Exercise directions:
Can you set down, exactly as they appear below, the lines from the opening of the material through the one bearing "XAxis, YAxis, CartesianGrid", minus the pictures?

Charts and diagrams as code
----------------------------------------

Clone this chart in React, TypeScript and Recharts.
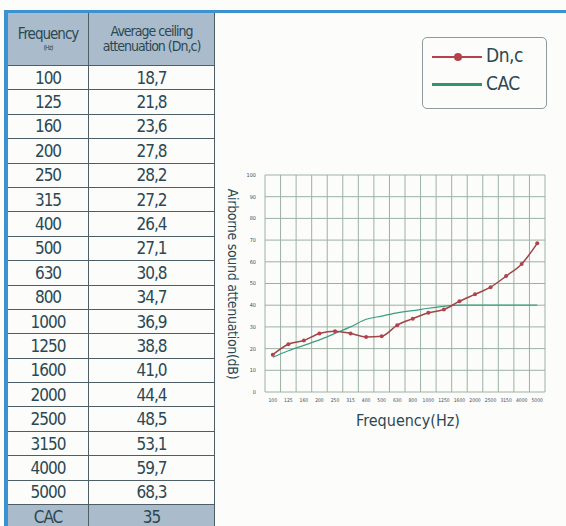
import React from 'react';
import { LineChart, Line, XAxis, YAxis, CartesianGrid } from 'recharts';

// frequency bands (Hz)
const frequencies = [100, 125, 160, 200, 250, 315, 400, 500, 630, 800, 1000, 1250, 1600, 2000, 2500, 3150, 4000, 5000];
// table column: average ceiling attenuation
const tableDnc = ['18,7', '21,8', '23,6', '27,8', '28,2', '27,2', '26,4', '27,1', '30,8', '34,7', '36,9', '38,8', '41,0', '44,4', '48,5', '53,1', '59,7', '68,3'];
// curve as drawn in the plot
const plotDnc = [17.2, 22, 23.7, 27, 28, 27, 25.4, 25.7, 30.8, 33.8, 36.5, 38, 41.8, 45, 48.3, 53.4, 59, 68.5];
const plotCac = [16, 19, 21.5, 24, 27, 30, 33.5, 35, 36.5, 37.5, 38.6, 39.5, 40, 40, 40, 40, 40, 40];
const yTicks = [0, 10, 20, 30, 40, 50, 60, 70, 80, 90, 100];
const cacValue = '35';

const chartData = frequencies.map((f, i) => ({ idx: i, freq: f, dnc: plotDnc[i], cac: plotCac[i] }));

const FONT = '"DejaVu Sans Condensed", "Liberation Sans Narrow", "Arial Narrow", sans-serif';
const TEXT = '#2b4853';
const LINE = '#4d5e66';
const HEAD_BG = '#aabccb';

const ROW_H = 24.4;

function Cell({ w, children, bg, size = 17 }: { w: number; children: React.ReactNode; bg?: string; size?: number }) {
  return (
    <div
      style={{
        width: w,
        height: '100%',
        display: 'flex',
        alignItems: 'center',
        justifyContent: 'center',
        boxSizing: 'border-box',
        borderRight: `1px solid ${LINE}`,
        background: bg,
        fontSize: size,
        letterSpacing: -1,
      }}
    >
      {children}
    </div>
  );
}

function Table() {
  return (
    <div style={{ position: 'absolute', left: 8, top: 13, width: 207, fontFamily: FONT, color: TEXT }}>
      <div style={{ display: 'flex', height: 53, borderBottom: `1px solid ${LINE}`, boxSizing: 'border-box', background: HEAD_BG }}>
        <Cell w={81}>
          <div style={{ textAlign: 'center', lineHeight: 1 }}>
            <div style={{ fontSize: 15 }}>Frequency</div>
            <div style={{ fontSize: 7, marginTop: 3 }}>(Hz)</div>
          </div>
        </Cell>
        <Cell w={126}>
          <div style={{ textAlign: 'center', lineHeight: 1.1, fontSize: 14 }}>
            <div>Average ceiling</div>
            <div>attenuation (Dn,c)</div>
          </div>
        </Cell>
      </div>
      {frequencies.map((f, i) => (
        <div key={f} style={{ display: 'flex', height: ROW_H, borderBottom: `1px solid ${LINE}`, boxSizing: 'border-box' }}>
          <Cell w={81}>{f}</Cell>
          <Cell w={126}>{tableDnc[i]}</Cell>
        </div>
      ))}
      <div style={{ display: 'flex', height: ROW_H, background: HEAD_BG }}>
        <Cell w={81}>CAC</Cell>
        <Cell w={126}>{cacValue}</Cell>
      </div>
    </div>
  );
}

function Legend() {
  return (
    <div
      style={{
        position: 'absolute',
        left: 422,
        top: 37,
        width: 125,
        height: 72,
        border: '1.5px solid #8e9a9e',
        borderRadius: 5,
        boxSizing: 'border-box',
        fontFamily: FONT,
        color: TEXT,
        fontSize: 19,
      }}
    >
      <div style={{ position: 'absolute', left: 9, top: 18, width: 50, height: 2, background: '#b5404e' }} />
      <div style={{ position: 'absolute', left: 31, top: 15, width: 8, height: 8, borderRadius: 4, background: '#b5404e' }} />
      <div style={{ position: 'absolute', left: 63, top: 6, letterSpacing: -0.5 }}>Dn,c</div>
      <div style={{ position: 'absolute', left: 9, top: 45, width: 50, height: 2.5, background: '#2e9472' }} />
      <div style={{ position: 'absolute', left: 63, top: 34, letterSpacing: -0.5 }}>CAC</div>
    </div>
  );
}

export default function App() {
  return (
    <div style={{ position: 'absolute', left: 0, top: 0, width: 566, height: 526, background: '#fcfcfb', overflow: 'hidden' }}>
      <div style={{ position: 'absolute', left: 4, top: 10, width: 562, height: 3, background: '#3a92d0' }} />
      <div style={{ position: 'absolute', left: 4, top: 10, width: 4, height: 516, background: '#3a92d0' }} />
      <Table />
      <Legend />
      <div
        style={{
          position: 'absolute',
          left: 233,
          top: 284,
          transform: 'translate(-50%, -50%) rotate(90deg)',
          whiteSpace: 'nowrap',
          fontFamily: FONT,
          fontSize: 14,
          letterSpacing: -0.3,
          color: TEXT,
        }}
      >
        Airborne sound attenuation(dB)
      </div>
      <div
        style={{
          position: 'absolute',
          left: 408,
          top: 420,
          transform: 'translate(-50%, -50%)',
          whiteSpace: 'nowrap',
          fontFamily: FONT,
          fontSize: 16,
          color: TEXT,
        }}
      >
        Frequency(Hz)
      </div>
      <div style={{ position: 'absolute', left: 215, top: 160 }}>
        <LineChart width={351} height={280} data={chartData} margin={{ top: 15, right: 21, bottom: 28, left: 32 }}>
          <CartesianGrid
            stroke="#9bb2a3"
            strokeWidth={1}
            verticalCoordinatesGenerator={({ offset }: any) =>
              Array.from({ length: frequencies.length + 1 }, (_, k) => offset.left + (offset.width * k) / frequencies.length)
            }
          />
          <XAxis
            type="number"
            dataKey="idx"
            domain={[-0.5, frequencies.length - 0.5]}
            ticks={chartData.map((d) => d.idx)}
            tickFormatter={(v: number) => String(frequencies[v] ?? '')}
            interval={0}
            axisLine={false}
            tickLine={false}
            tick={{ fill: '#3a4e58', fontSize: 5, fontFamily: FONT }}
            tickMargin={0}
            height={20}
          />
          <YAxis
            type="number"
            domain={[0, 100]}
            ticks={yTicks}
            interval={0}
            axisLine={false}
            tickLine={false}
            tick={{ fill: '#3a4e58', fontSize: 5.5, fontFamily: FONT }}
            tickMargin={3}
            width={18}
          />
          <Line
            type="monotone"
            dataKey="cac"
            stroke="#3a9e80"
            strokeWidth={1.2}
            dot={false}
            isAnimationActive={false}
          />
          <Line
            type="monotone"
            dataKey="dnc"
            stroke="#9e4545"
            strokeWidth={1.5}
            dot={{ r: 2, fill: '#b5404e', stroke: '#b5404e', strokeWidth: 0 }}
            isAnimationActive={false}
          />
        </LineChart>
      </div>
    </div>
  );
}
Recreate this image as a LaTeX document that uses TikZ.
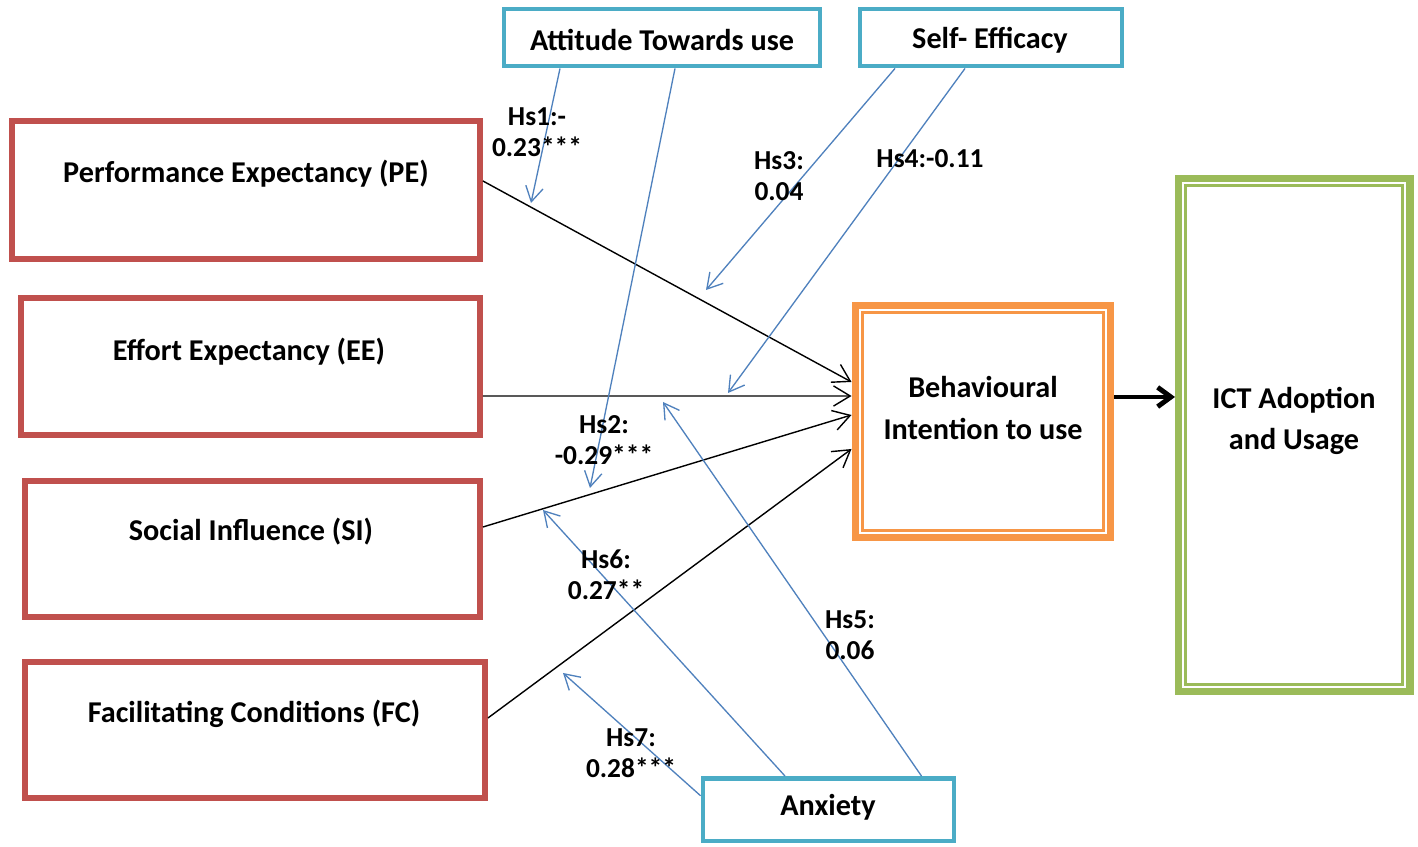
\documentclass[tikz,border=0pt]{standalone}
\usepackage{fontspec}
\setmainfont{Carlito}
\usetikzlibrary{arrows.meta,calc}
\definecolor{cred}{HTML}{C0504D}
\definecolor{cblue}{HTML}{4BACC6}
\definecolor{corange}{HTML}{F79646}
\definecolor{cgreen}{HTML}{9BBB59}
\definecolor{carrow}{HTML}{4F81BD}
\begin{document}
\begin{tikzpicture}[x=0.02cm,y=-0.02cm,
  redbox/.style={draw=cred,line width=3.4pt,inner sep=0pt},
  bluebox/.style={draw=cblue,line width=2.8pt,inner sep=0pt},
  boxtext/.style={font=\bfseries\fontsize{17.2}{23.8}\selectfont,align=center,inner sep=0pt},
  lbl/.style={font=\bfseries\fontsize{15.6}{17.6}\selectfont,align=center,inner sep=0pt},
  blk/.style={draw=black,line width=0.8pt,-{Straight Barb[length=9.5pt,width=11.5pt]}},
  blu/.style={draw=carrow,line width=0.75pt,-{Straight Barb[length=8.5pt,width=10pt]}}]
\useasboundingbox (0,0) rectangle (1418,847);
\fill[white] (0,0) rectangle (1418,847);

% construct boxes
\node[redbox,minimum width=9.36cm,minimum height=2.76cm] (pe) at (246,190) {};
\node[redbox,minimum width=9.18cm,minimum height=2.74cm] (ee) at (250.5,366.5) {};
\node[redbox,minimum width=9.10cm,minimum height=2.72cm] (si) at (252.5,549) {};
\node[redbox,minimum width=9.20cm,minimum height=2.72cm] (fc) at (255,730) {};
\node[boxtext] (pet) at (246,174) {Performance Expectancy (PE)};
\node[boxtext] (eet) at (249,352) {Effort Expectancy (EE)};
\node[boxtext] (sit) at (251,532) {Social Influence (SI)};
\node[boxtext] (fct) at (254,714) {Facilitating Conditions (FC)};

% moderators
\node[bluebox,minimum width=6.32cm,minimum height=1.14cm] (att) at (662,37.5) {};
\node[bluebox,minimum width=5.24cm,minimum height=1.14cm] (sef) at (991,37.5) {};
\node[bluebox,minimum width=5.02cm,minimum height=1.25cm] (anx) at (828.5,809.75) {};
\node[boxtext] (attt) at (662,40) {Attitude Towards use};
\node[boxtext] (seft) at (990,40) {Self- Efficacy};
\node[boxtext] (anxt) at (828,807) {Anxiety};

% behavioural intention
\node[draw=corange,line width=4pt,inner sep=0pt,minimum width=5.12cm,minimum height=4.66cm] (bi) at (983,421.5) {};
\node[draw=corange,line width=1.7pt,inner sep=0pt,minimum width=4.84cm,minimum height=4.38cm] (bii) at (983,421.5) {};
\node[boxtext] (bit) at (983,408) {Behavioural\\Intention to use};

% ICT adoption
\node[draw=cgreen,line width=4pt,inner sep=0pt,minimum width=4.63cm,minimum height=10.27cm] (ict) at (1294.25,435.25) {};
\node[draw=cgreen,line width=1.7pt,inner sep=0pt,minimum width=4.35cm,minimum height=9.99cm] (icti) at (1294.25,435.25) {};
\node[boxtext] (ictt) at (1294,421) {ICT Adoption\\and Usage};

% black paths
\draw[blk] ($(pe.east)+(0,-9)$) -- ($(bi.west)+(0,-39.5)$);
\draw[blk] ($(ee.east)+(0,29.5)$) -- ($(bi.west)+(0,-25.5)$);
\draw[blk] ($(si.east)+(0,-22)$) -- ($(bi.west)+(0,-6.5)$);
\draw[blk] ($(fc.east)+(0,-12)$) -- ($(bi.west)+(0,27.5)$);
\draw[line width=2.8pt,-{Straight Barb[length=7.5pt,width=11pt]}] ($(bi.east)+(0,-24.5)$) -- ($(ict.west)+(0,-38.25)$);

% moderating arrows
\coordinate (h1e) at (531,203);
\coordinate (h2e) at (590,488);
\coordinate (h3e) at (706,290);
\coordinate (h4e) at (728,393);
\coordinate (h5e) at (663,402);
\coordinate (h6e) at (543,510);
\coordinate (h7e) at (563,673);
\draw[blu] ($(att.south)+(-102,0)$) -- (h1e);
\draw[blu] ($(att.south)+(13,0)$) -- (h2e);
\draw[blu] ($(sef.south)+(-96,0)$) -- (h3e);
\draw[blu] ($(sef.south)+(-26,0)$) -- (h4e);
\draw[blu] ($(anx.north)+(93,0)$) -- (h5e);
\draw[blu] ($(anx.north)+(-43.5,0)$) -- (h6e);
\draw[blu] ($(anx.west)+(0,-14)$) -- (h7e);

% labels
\node[lbl] (l1) at (537,132) {Hs1:-\\0.23***};
\node[lbl] (l2) at (604,440) {Hs2:\\-0.29***};
\node[lbl] (l3) at (779,176) {Hs3:\\0.04};
\node[lbl] (l4) at (930,159) {Hs4:-0.11};
\node[lbl] (l5) at (850,635) {Hs5:\\0.06};
\node[lbl] (l6) at (606,575) {Hs6:\\0.27**};
\node[lbl] (l7) at (631,753) {Hs7:\\0.28***};
\end{tikzpicture}
\end{document}
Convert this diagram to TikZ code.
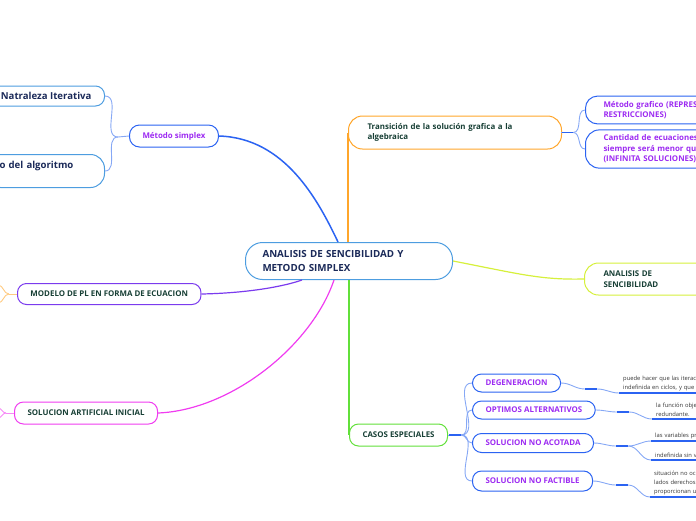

----------------------------------------

Finished answer:
Clone this chart in React, TypeScript and Recharts.
import React from 'react';
import { LineChart, Line, XAxis, YAxis, CartesianGrid } from 'recharts';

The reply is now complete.